USS Constitution Model Ship, 29" Length
This gorgeous model of the U.S.S. Constitution is a legend in the War of 1812. Fully assembled, this handcrafted ship is an “Exclusive Edition” where the model has a unique serial number etched into the hull, allowing for identification of production date and material used. Highly detailed, this ship uses western red cedar, rosewood, and mahogany and are hand built using plank-on-frame construction method which is similar to the building of actual ships.
This amazing model of the USS Constitution features plank on frame, two decks, and one stretched ferocious row of metal cannons on each side of the ship. The front bowsprit and three large masts are connected securely using advanced rigging and lines painstakingly knotted and fastened by hand. Each yard has an attached hand-stitched rolled-up sails made of fine linen. The glorious American flag are attached to the mizzen yard. Metal anchors and a wooden rudder are visible on the front and rear of the ship. On the deck, there are authentic hand-built lifeboats with ribs and planks, stationed metal cannons, metal steering wheels, metal bell, captain’s dining and sleeping cabin, and many other handcrafted ornaments. There is also an exquisite detailed admiral’s quarter on the stern with beautiful decorative brass ornaments.
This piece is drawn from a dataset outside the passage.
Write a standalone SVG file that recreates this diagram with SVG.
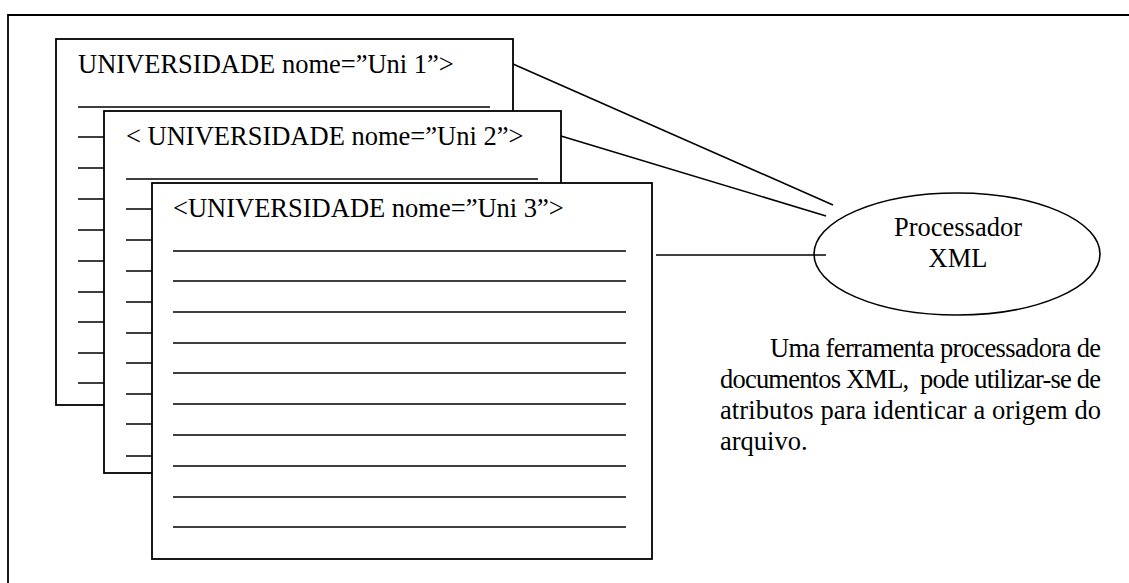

Dimensions: 29" length x 10" wide x 25" tall
A little history:
The U.S.S. Constitution, a three-mast frigate, is the world’s oldest commissioned warship. Built primarily with dense southern live oak, its hull was 21 inches thick in an era when 18 inches was common. Paul Revere forged the copper spikes and bolts that held the planks in place. The 204-foot-long ship was first put to sea in 1798 and its most famous era of naval warfare was the War of 1812 against Britain, when it captured numerous merchant ships and defeated five warships, including the H.M.S. Guerriere. It was during the ferocious battle with the Guerriere that British seamen, astonished at how their cannonballs were bouncing off the Constitution’s hull, cried out, "Sir, Her sides are made from Iron!" Hence, the nickname, "Old Ironsides." The Constitution today is a national landmark and is currently docked in Boston.